Harold Newton
Harold Newton
(1934−1994)
Untitled Florida Landscape
Oil on Upson board, undated
H: 27 ¾” W: 39 ¾” (all measurements include frame)
Acquired in 2005
Harold Newton is considered to be the original Highwayman. One of seventeen children, Harold was born in Gifford, Florida, but grew up in Tifton, Georgia. Like his father, Harold labored hard in cotton, tobacco, and peanut fields to provide for his brothers, sisters, and his own children. A naturally talented artist, Newton taught himself how to draw. He supplemented his income by selling black velvet religious paintings out of his car. In the 1950s, Harold moved back to his birthplace of Gifford.

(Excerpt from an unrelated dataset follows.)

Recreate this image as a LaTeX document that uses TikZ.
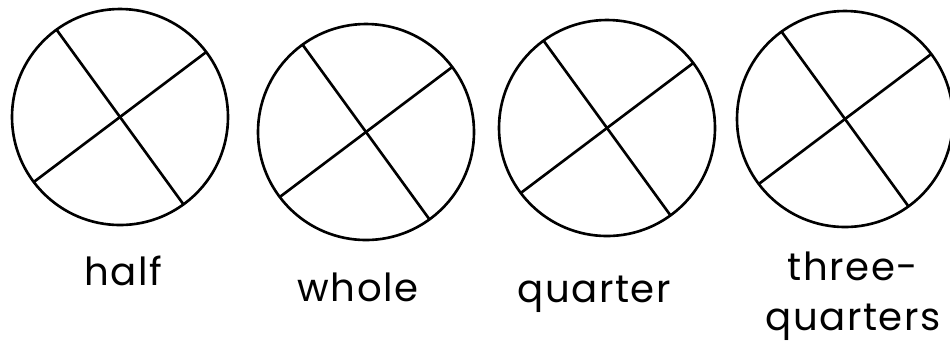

In 1954, Newton met one of Florida’s preeminent landscape artists, A. E. “Bean” Backus, who encouraged him to change from religious subjects to landscapes. With his photographic memory, Newton could reproduce one of Backus’s paintings after viewing it for a few minutes. Backus taught Newton how to use a palette knife to apply paint quickly to the canvas. Painting with a palette knife and traveling the highways to sell paintings were two methods that the other Highwaymen later emulated. Harold mentored not only his brothers Samuel and Lemuel Newton, but also inspired other future Highwaymen, including Alfred Hair, Roy McLendon, and Mary Ann Carroll.